The task - Present the following data again exactly as it is shown.

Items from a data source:

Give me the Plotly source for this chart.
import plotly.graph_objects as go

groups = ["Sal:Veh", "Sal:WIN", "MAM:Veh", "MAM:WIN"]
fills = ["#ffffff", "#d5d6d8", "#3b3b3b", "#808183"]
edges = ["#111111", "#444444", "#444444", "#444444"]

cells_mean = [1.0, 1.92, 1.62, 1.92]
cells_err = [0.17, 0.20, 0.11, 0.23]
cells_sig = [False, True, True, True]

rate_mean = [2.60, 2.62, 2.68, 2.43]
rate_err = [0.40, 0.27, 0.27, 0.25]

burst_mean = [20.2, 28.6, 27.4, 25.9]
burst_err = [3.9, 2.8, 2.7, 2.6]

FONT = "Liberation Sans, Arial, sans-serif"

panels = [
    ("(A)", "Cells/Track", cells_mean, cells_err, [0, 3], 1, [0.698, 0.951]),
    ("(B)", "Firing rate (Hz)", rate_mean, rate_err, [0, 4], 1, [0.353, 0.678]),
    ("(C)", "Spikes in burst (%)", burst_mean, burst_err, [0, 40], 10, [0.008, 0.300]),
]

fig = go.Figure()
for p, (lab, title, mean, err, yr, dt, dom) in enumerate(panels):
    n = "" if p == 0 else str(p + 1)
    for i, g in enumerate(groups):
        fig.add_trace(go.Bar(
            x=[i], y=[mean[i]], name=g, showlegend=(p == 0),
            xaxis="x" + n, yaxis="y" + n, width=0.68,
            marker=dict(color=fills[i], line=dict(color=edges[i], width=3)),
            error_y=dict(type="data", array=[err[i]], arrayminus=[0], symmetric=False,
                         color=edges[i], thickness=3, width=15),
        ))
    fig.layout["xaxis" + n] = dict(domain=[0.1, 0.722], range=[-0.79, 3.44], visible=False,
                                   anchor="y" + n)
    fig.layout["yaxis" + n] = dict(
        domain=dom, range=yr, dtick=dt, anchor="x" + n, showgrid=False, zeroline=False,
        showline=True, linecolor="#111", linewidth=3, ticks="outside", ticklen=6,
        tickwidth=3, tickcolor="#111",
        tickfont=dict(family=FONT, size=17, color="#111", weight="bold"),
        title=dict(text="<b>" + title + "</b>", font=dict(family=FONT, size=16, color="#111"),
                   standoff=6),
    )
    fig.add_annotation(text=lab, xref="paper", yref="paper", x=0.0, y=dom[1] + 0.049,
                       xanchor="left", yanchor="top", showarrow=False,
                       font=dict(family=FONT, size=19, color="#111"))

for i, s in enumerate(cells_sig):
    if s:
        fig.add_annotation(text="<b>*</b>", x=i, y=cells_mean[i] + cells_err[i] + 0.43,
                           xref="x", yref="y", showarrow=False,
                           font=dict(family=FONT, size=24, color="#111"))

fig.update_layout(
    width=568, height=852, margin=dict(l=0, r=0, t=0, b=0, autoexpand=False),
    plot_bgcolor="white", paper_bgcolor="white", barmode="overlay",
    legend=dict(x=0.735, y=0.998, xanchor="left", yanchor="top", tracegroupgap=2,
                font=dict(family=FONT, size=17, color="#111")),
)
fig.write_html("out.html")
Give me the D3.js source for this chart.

Task solution -
Give me the Plotly source for this chart.
import plotly.graph_objects as go

groups = ["Sal:Veh", "Sal:WIN", "MAM:Veh", "MAM:WIN"]
fills = ["#ffffff", "#d5d6d8", "#3b3b3b", "#808183"]
edges = ["#111111", "#444444", "#444444", "#444444"]

cells_mean = [1.0, 1.92, 1.62, 1.92]
cells_err = [0.17, 0.20, 0.11, 0.23]
cells_sig = [False, True, True, True]

rate_mean = [2.60, 2.62, 2.68, 2.43]
rate_err = [0.40, 0.27, 0.27, 0.25]

burst_mean = [20.2, 28.6, 27.4, 25.9]
burst_err = [3.9, 2.8, 2.7, 2.6]

FONT = "Liberation Sans, Arial, sans-serif"

panels = [
    ("(A)", "Cells/Track", cells_mean, cells_err, [0, 3], 1, [0.698, 0.951]),
    ("(B)", "Firing rate (Hz)", rate_mean, rate_err, [0, 4], 1, [0.353, 0.678]),
    ("(C)", "Spikes in burst (%)", burst_mean, burst_err, [0, 40], 10, [0.008, 0.300]),
]

fig = go.Figure()
for p, (lab, title, mean, err, yr, dt, dom) in enumerate(panels):
    n = "" if p == 0 else str(p + 1)
    for i, g in enumerate(groups):
        fig.add_trace(go.Bar(
            x=[i], y=[mean[i]], name=g, showlegend=(p == 0),
            xaxis="x" + n, yaxis="y" + n, width=0.68,
            marker=dict(color=fills[i], line=dict(color=edges[i], width=3)),
            error_y=dict(type="data", array=[err[i]], arrayminus=[0], symmetric=False,
                         color=edges[i], thickness=3, width=15),
        ))
    fig.layout["xaxis" + n] = dict(domain=[0.1, 0.722], range=[-0.79, 3.44], visible=False,
                                   anchor="y" + n)
    fig.layout["yaxis" + n] = dict(
        domain=dom, range=yr, dtick=dt, anchor="x" + n, showgrid=False, zeroline=False,
        showline=True, linecolor="#111", linewidth=3, ticks="outside", ticklen=6,
        tickwidth=3, tickcolor="#111",
        tickfont=dict(family=FONT, size=17, color="#111", weight="bold"),
        title=dict(text="<b>" + title + "</b>", font=dict(family=FONT, size=16, color="#111"),
                   standoff=6),
    )
    fig.add_annotation(text=lab, xref="paper", yref="paper", x=0.0, y=dom[1] + 0.049,
                       xanchor="left", yanchor="top", showarrow=False,
                       font=dict(family=FONT, size=19, color="#111"))

for i, s in enumerate(cells_sig):
    if s:
        fig.add_annotation(text="<b>*</b>", x=i, y=cells_mean[i] + cells_err[i] + 0.43,
                           xref="x", yref="y", showarrow=False,
                           font=dict(family=FONT, size=24, color="#111"))

fig.update_layout(
    width=568, height=852, margin=dict(l=0, r=0, t=0, b=0, autoexpand=False),
    plot_bgcolor="white", paper_bgcolor="white", barmode="overlay",
    legend=dict(x=0.735, y=0.998, xanchor="left", yanchor="top", tracegroupgap=2,
                font=dict(family=FONT, size=17, color="#111")),
)
fig.write_html("out.html")
Give me the D3.js source for this chart.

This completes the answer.